To enhance model performance, data augmentation techniques can be applied. For text-based data, back translation—translating text into another language and back—helps improve model generalization, which can be done via the Google Translate API. Generative Adversarial Networks (GANs) can create synthetic reviews that mimic real-world language patterns, and small variations can be introduced in user ratings to simulate diverse preferences.
The final step is validation and iteration. Training a quick collaborative filtering model using Surprise provides initial insights into dataset effectiveness, helping to refine preprocessing, annotation, and augmentation strategies. Iterating through these steps ensures that the dataset evolves into a robust, scalable foundation for personalized recommendations.

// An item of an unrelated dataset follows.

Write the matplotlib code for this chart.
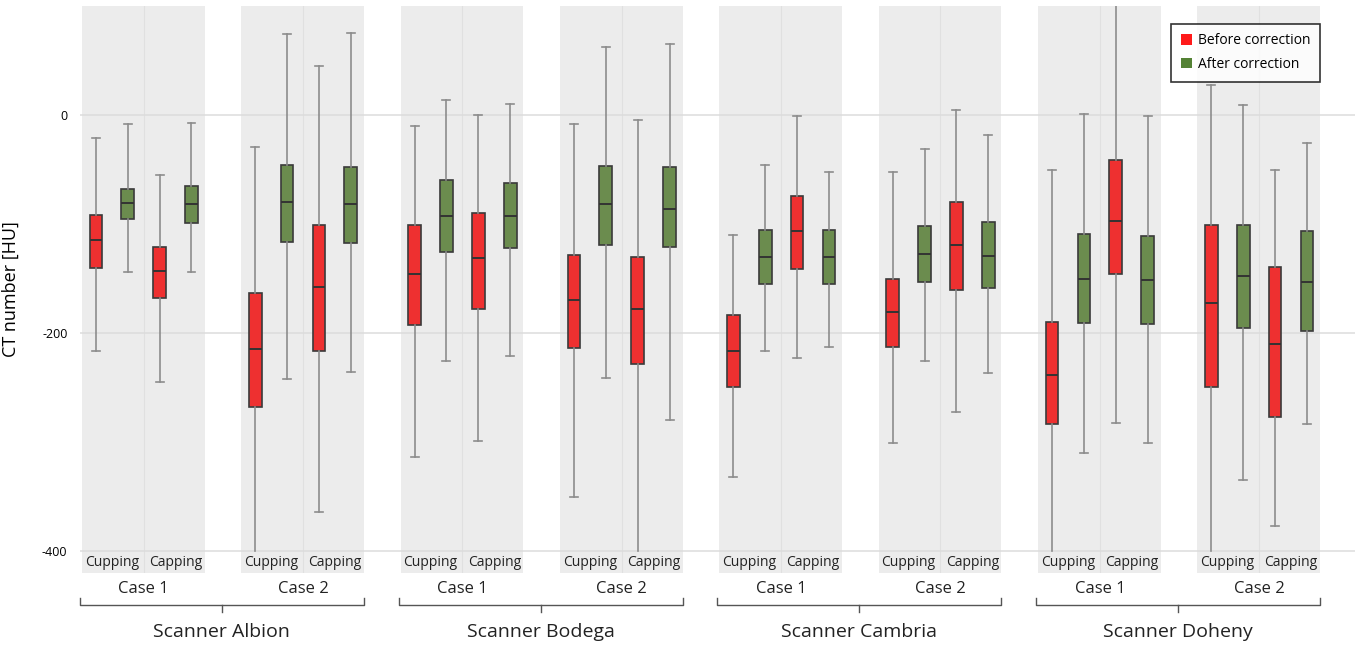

Tools for Dataset Creation
Here are some tools to streamline your workflow:
- Data Cleaning:
- Pandas (https://pandas.pydata.org/) for handling tabular data.
- OpenRefine (https://openrefine.org/) for cleaning large datasets interactively.
- Annotation Tools:
- LabelImg (https://github.com/heartexlabs/labelImg) for image data.
- Prodigy (https://prodi.gy/) for active learning in text annotation.
- RectLabel (https://rectlabel.com/) for video annotation.
- Augmentation Libraries:
- TextAugment (https://github.com/dsfsi/textaugment) for NLP augmentation.
- Albumentations (https://albumentations.ai/) for image transformations.
- Version Control:
- DVC (https://dvc.org/) ensures traceability and reproducibility of datasets.
- Git LFS (https://git-lfs.github.com/) for handling large files.
- Exploratory Analysis:
- Tableau (https://www.tableau.com/) or Power BI (https://powerbi.microsoft.com/) for visualizing patterns and insights in the dataset.
By leveraging these tools, you’ll ensure a smooth, efficient, and scalable dataset creation process for machine learning applications.